Parenthood is full of unknowns, and the challenges of raising a baby when both parents work full time is often one of the most jarring experiences for new working moms. Whether your career plans always included devoting more time to your infant and less to work, or you’re realizing that the work-life balance you want simply isn’t available with a full-time role, deciding whether to scale down your career for more family time is a financially and emotionally charged decision. Here are ways to assess if you can afford to work part-time after baby.
Can You Afford to Work Part-Time After Baby?
Test-drive a new budget
It’s easy to say that you make cuts wherever necessary to accommodate for lost income by working part-time, but the proof is in the pudding. Before you make any moves, revise your monthly budget to reflect the amount that you’d live on each month if you transitioned to part-time, and live as though that is your current income, for a minimum of three months. If possible, try the strategy during the times of year when irregular expenses, like insurance premiums, wedding season, home repairs, and the holidays tend to send budgets off course. While you’ll still technically have access to your full salary, this “simulation” exercise is a great way to “stress test” whether part-time is even an option with your current financial life. Even if it doesn’t prove feasible, you’ve built an emergency fund with the income you’ve removed from your budget and placed into savings!
Consider all the costs
When you’ve always worked full-time, it’s easy to underestimate the value that full-time benefits can offer, including medical insurance, employer-sponsored retirement plans, dependent care and flex spending accounts, bonus eligibility, paid vacations and holidays, and perhaps, an employer-funded health club membership or cell phone. According to the Bureau of Labor Statistics Index, the average value for such “perks” is about 28 percent of your actual salary. While some employers may extend benefits to part-time employees, don’t assume yours will.

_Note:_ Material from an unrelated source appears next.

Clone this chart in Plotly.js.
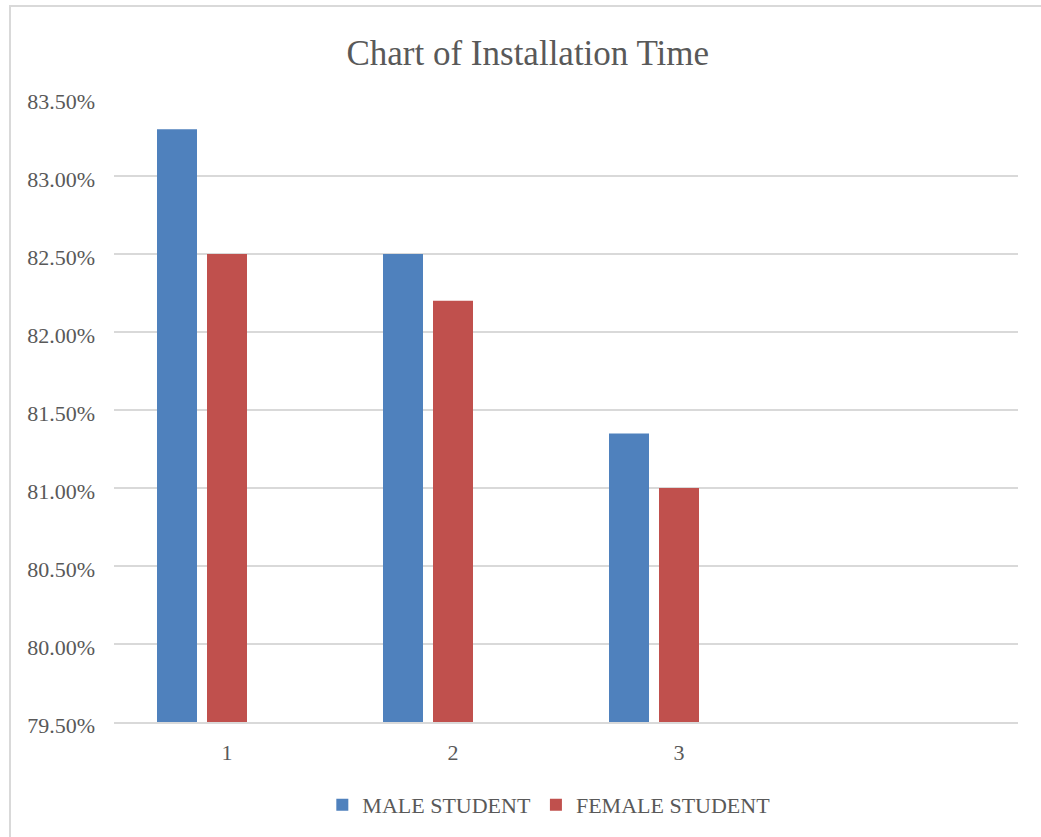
<!DOCTYPE html>
<html>
<head>
<meta charset="utf-8">
<script src="https://cdn.plot.ly/plotly-3.0.1.min.js"></script>
<style>
  html, body { margin: 0; padding: 0; background: #ffffff; overflow: hidden; }
  #chart { position: absolute; left: 0; top: 0; width: 1041px; height: 837px; }
  #frame { position: absolute; left: 9px; top: 5px; width: 1200px; height: 1000px;
           border: 2px solid #d9d9d9; pointer-events: none; box-sizing: border-box; }
</style>
</head>
<body>
<div id="chart"></div>
<div id="frame"></div>
<script>
// Data
const categories = [1, 2, 3];
const categoryLabels = ["1", "2", "3"];
const maleStudent = [83.30, 82.50, 81.35];
const femaleStudent = [82.50, 82.20, 81.00];
const seriesNames = ["MALE STUDENT", "FEMALE STUDENT"];
const yTicks = [79.5, 80.0, 80.5, 81.0, 81.5, 82.0, 82.5, 83.0, 83.5];
const yTickLabels = yTicks.map(v => v.toFixed(2) + "%");

const font = "Liberation Serif, Times New Roman, serif";
const textColor = "#595959";
const barWidth = 40 / 226;

const traces = [
  {
    type: "bar", name: seriesNames[0], x: categories, y: maleStudent,
    width: barWidth, offset: -70 / 226,
    marker: { color: "#4f81bd" }, hoverinfo: "x+y"
  },
  {
    type: "bar", name: seriesNames[1], x: categories, y: femaleStudent,
    width: barWidth, offset: -20 / 226,
    marker: { color: "#c0504d" }, hoverinfo: "x+y"
  }
];

const layout = {
  width: 1041, height: 837,
  paper_bgcolor: "#ffffff", plot_bgcolor: "#ffffff",
  margin: { l: 114, r: 23, t: 98, b: 114 },
  barmode: "overlay",
  font: { family: font, color: textColor, size: 22 },
  title: {
    text: "Chart of Installation Time",
    font: { family: font, size: 35, color: textColor },
    xref: "container", x: 0.507, xanchor: "center",
    yref: "container", y: 1 - 53 / 837, yanchor: "middle"
  },
  xaxis: {
    range: [0.5, 4.5],
    tickmode: "array", tickvals: categories, ticktext: categoryLabels,
    showgrid: false, zeroline: false,
    showline: true, linecolor: "#d9d9d9", linewidth: 2,
    ticks: "", ticklabelstandoff: 10,
    tickfont: { family: font, size: 22, color: textColor },
    fixedrange: true
  },
  yaxis: {
    range: [79.5, 83.5],
    tickmode: "array", tickvals: yTicks, ticktext: yTickLabels,
    showgrid: true, gridcolor: "#d9d9d9", gridwidth: 2,
    zeroline: false, showline: false, ticks: "",
    ticklabelstandoff: 18, ticklabelshift: 3,
    tickfont: { family: font, size: 22, color: textColor },
    fixedrange: true
  },
  showlegend: true,
  legend: {
    orientation: "h",
    x: 0.481, xanchor: "center",
    y: (723 - 805) / 625, yanchor: "middle",
    font: { family: font, size: 22, color: textColor },
    itemwidth: 30,
    traceorder: "normal"
  }
};

Plotly.newPlot("chart", traces, layout, { displayModeBar: false, staticPlot: true });
</script>
</body>
</html>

Secure your family’s health insurance
You and your partner may rarely seek medical care, but children see the doctor frequently in their early years of life, for routine visits, illness, and issues you won’t foresee (hello, Cheerio up the nose)! Before going part-time, make certain you are entirely confident that your spouse has a secure job that offers a reliable and affordable health care plan that will provide coverage to your entire family.
Be ready to give up the ego
It’s not fair, but going part-time with your current employer–even if you remain in your same role–usually means that you’ll have less power in decisions that are made, simply due to the fact that by definition, a part-time worker is not as present or involved as other full-time staff. You can always return to work full-time if you choose, but don’t expect to be at the same “level,” in terms of salary, or title, as a current peer who never veered from the full-time path.
Make sure you have a completely supportive partner
Agreement around how money matters are handled is a key aspect to a healthy marriage, and it’s critical that you involve your spouse in the decision as to whether one part-time parent is in the best interest of the entire family. Taking on a part-time role won’t mean you’ll work less than you do in a full-time role, it simply frees some of your workweek, to the (often thankless) job of raising a family. Taking a part-time role to achieve a better work-life balance can be a joyous, and humbling, experience as you discover a new phase of life, and your place and value in it. Ensure that your partner is on board with the arrangement, that you have discussed go-forward expectations around a new budget, and potential cost-savings measures, and that you both view the value of parenting contributions, beyond money.